### TASK GOAL
Write the data out again in full, with no departure from the original.

=====

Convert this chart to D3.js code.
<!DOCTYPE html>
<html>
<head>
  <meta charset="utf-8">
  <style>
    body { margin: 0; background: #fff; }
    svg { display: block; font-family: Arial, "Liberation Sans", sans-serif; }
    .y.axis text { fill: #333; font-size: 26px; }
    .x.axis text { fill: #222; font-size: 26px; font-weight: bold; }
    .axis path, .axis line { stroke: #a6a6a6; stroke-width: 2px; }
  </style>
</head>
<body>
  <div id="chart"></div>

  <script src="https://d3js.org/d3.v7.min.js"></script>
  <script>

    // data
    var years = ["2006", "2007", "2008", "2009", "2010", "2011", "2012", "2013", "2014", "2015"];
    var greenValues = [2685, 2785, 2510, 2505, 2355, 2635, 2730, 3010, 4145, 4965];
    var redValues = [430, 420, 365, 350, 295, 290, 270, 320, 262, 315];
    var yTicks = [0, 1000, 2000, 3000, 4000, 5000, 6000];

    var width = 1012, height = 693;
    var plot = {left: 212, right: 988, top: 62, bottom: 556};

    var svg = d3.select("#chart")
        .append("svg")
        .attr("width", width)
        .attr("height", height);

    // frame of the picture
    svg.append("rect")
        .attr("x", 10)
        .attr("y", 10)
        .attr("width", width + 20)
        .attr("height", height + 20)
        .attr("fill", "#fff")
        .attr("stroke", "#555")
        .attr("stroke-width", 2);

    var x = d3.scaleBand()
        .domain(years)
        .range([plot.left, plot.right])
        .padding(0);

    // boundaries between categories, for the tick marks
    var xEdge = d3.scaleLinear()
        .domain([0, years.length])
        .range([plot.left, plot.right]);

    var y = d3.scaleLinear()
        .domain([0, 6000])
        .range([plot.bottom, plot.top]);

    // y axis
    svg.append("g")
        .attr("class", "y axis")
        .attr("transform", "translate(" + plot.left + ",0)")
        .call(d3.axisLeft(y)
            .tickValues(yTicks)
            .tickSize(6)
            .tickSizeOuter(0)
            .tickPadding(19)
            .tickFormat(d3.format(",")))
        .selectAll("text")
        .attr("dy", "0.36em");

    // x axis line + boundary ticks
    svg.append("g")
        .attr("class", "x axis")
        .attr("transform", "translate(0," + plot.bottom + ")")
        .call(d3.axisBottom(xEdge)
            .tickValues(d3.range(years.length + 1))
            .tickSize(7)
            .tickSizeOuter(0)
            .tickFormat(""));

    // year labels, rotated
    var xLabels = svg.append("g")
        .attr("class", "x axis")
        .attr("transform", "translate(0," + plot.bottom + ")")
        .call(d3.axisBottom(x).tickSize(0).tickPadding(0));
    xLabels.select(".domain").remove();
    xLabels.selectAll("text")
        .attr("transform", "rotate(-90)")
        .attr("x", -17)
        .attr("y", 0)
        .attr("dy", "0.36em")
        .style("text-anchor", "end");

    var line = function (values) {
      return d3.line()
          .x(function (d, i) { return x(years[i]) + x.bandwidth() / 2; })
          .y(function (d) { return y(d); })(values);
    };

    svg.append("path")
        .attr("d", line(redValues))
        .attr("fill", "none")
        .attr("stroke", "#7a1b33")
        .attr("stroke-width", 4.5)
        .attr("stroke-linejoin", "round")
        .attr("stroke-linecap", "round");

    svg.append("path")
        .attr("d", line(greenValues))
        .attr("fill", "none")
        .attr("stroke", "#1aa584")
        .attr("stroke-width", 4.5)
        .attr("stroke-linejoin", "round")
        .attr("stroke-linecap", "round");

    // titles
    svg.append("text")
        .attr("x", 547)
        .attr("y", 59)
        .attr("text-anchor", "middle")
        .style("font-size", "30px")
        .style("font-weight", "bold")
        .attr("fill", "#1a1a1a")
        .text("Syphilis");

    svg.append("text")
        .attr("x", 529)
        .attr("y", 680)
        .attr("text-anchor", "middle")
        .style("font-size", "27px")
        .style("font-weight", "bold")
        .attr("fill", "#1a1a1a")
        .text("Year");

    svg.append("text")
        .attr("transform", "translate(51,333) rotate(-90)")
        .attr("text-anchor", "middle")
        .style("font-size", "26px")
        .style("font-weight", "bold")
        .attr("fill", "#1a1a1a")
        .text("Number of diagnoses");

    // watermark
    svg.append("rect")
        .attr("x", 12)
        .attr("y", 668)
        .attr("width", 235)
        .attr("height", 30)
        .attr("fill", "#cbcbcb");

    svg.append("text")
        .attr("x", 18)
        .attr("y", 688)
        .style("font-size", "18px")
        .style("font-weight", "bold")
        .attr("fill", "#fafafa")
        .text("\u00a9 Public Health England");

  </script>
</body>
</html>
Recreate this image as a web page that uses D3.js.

=====

### WORKED ANSWER
Convert this chart to D3.js code.
<!DOCTYPE html>
<html>
<head>
  <meta charset="utf-8">
  <style>
    body { margin: 0; background: #fff; }
    svg { display: block; font-family: Arial, "Liberation Sans", sans-serif; }
    .y.axis text { fill: #333; font-size: 26px; }
    .x.axis text { fill: #222; font-size: 26px; font-weight: bold; }
    .axis path, .axis line { stroke: #a6a6a6; stroke-width: 2px; }
  </style>
</head>
<body>
  <div id="chart"></div>

  <script src="https://d3js.org/d3.v7.min.js"></script>
  <script>

    // data
    var years = ["2006", "2007", "2008", "2009", "2010", "2011", "2012", "2013", "2014", "2015"];
    var greenValues = [2685, 2785, 2510, 2505, 2355, 2635, 2730, 3010, 4145, 4965];
    var redValues = [430, 420, 365, 350, 295, 290, 270, 320, 262, 315];
    var yTicks = [0, 1000, 2000, 3000, 4000, 5000, 6000];

    var width = 1012, height = 693;
    var plot = {left: 212, right: 988, top: 62, bottom: 556};

    var svg = d3.select("#chart")
        .append("svg")
        .attr("width", width)
        .attr("height", height);

    // frame of the picture
    svg.append("rect")
        .attr("x", 10)
        .attr("y", 10)
        .attr("width", width + 20)
        .attr("height", height + 20)
        .attr("fill", "#fff")
        .attr("stroke", "#555")
        .attr("stroke-width", 2);

    var x = d3.scaleBand()
        .domain(years)
        .range([plot.left, plot.right])
        .padding(0);

    // boundaries between categories, for the tick marks
    var xEdge = d3.scaleLinear()
        .domain([0, years.length])
        .range([plot.left, plot.right]);

    var y = d3.scaleLinear()
        .domain([0, 6000])
        .range([plot.bottom, plot.top]);

    // y axis
    svg.append("g")
        .attr("class", "y axis")
        .attr("transform", "translate(" + plot.left + ",0)")
        .call(d3.axisLeft(y)
            .tickValues(yTicks)
            .tickSize(6)
            .tickSizeOuter(0)
            .tickPadding(19)
            .tickFormat(d3.format(",")))
        .selectAll("text")
        .attr("dy", "0.36em");

    // x axis line + boundary ticks
    svg.append("g")
        .attr("class", "x axis")
        .attr("transform", "translate(0," + plot.bottom + ")")
        .call(d3.axisBottom(xEdge)
            .tickValues(d3.range(years.length + 1))
            .tickSize(7)
            .tickSizeOuter(0)
            .tickFormat(""));

    // year labels, rotated
    var xLabels = svg.append("g")
        .attr("class", "x axis")
        .attr("transform", "translate(0," + plot.bottom + ")")
        .call(d3.axisBottom(x).tickSize(0).tickPadding(0));
    xLabels.select(".domain").remove();
    xLabels.selectAll("text")
        .attr("transform", "rotate(-90)")
        .attr("x", -17)
        .attr("y", 0)
        .attr("dy", "0.36em")
        .style("text-anchor", "end");

    var line = function (values) {
      return d3.line()
          .x(function (d, i) { return x(years[i]) + x.bandwidth() / 2; })
          .y(function (d) { return y(d); })(values);
    };

    svg.append("path")
        .attr("d", line(redValues))
        .attr("fill", "none")
        .attr("stroke", "#7a1b33")
        .attr("stroke-width", 4.5)
        .attr("stroke-linejoin", "round")
        .attr("stroke-linecap", "round");

    svg.append("path")
        .attr("d", line(greenValues))
        .attr("fill", "none")
        .attr("stroke", "#1aa584")
        .attr("stroke-width", 4.5)
        .attr("stroke-linejoin", "round")
        .attr("stroke-linecap", "round");

    // titles
    svg.append("text")
        .attr("x", 547)
        .attr("y", 59)
        .attr("text-anchor", "middle")
        .style("font-size", "30px")
        .style("font-weight", "bold")
        .attr("fill", "#1a1a1a")
        .text("Syphilis");

    svg.append("text")
        .attr("x", 529)
        .attr("y", 680)
        .attr("text-anchor", "middle")
        .style("font-size", "27px")
        .style("font-weight", "bold")
        .attr("fill", "#1a1a1a")
        .text("Year");

    svg.append("text")
        .attr("transform", "translate(51,333) rotate(-90)")
        .attr("text-anchor", "middle")
        .style("font-size", "26px")
        .style("font-weight", "bold")
        .attr("fill", "#1a1a1a")
        .text("Number of diagnoses");

    // watermark
    svg.append("rect")
        .attr("x", 12)
        .attr("y", 668)
        .attr("width", 235)
        .attr("height", 30)
        .attr("fill", "#cbcbcb");

    svg.append("text")
        .attr("x", 18)
        .attr("y", 688)
        .style("font-size", "18px")
        .style("font-weight", "bold")
        .attr("fill", "#fafafa")
        .text("\u00a9 Public Health England");

  </script>
</body>
</html>
Recreate this image as a web page that uses D3.js.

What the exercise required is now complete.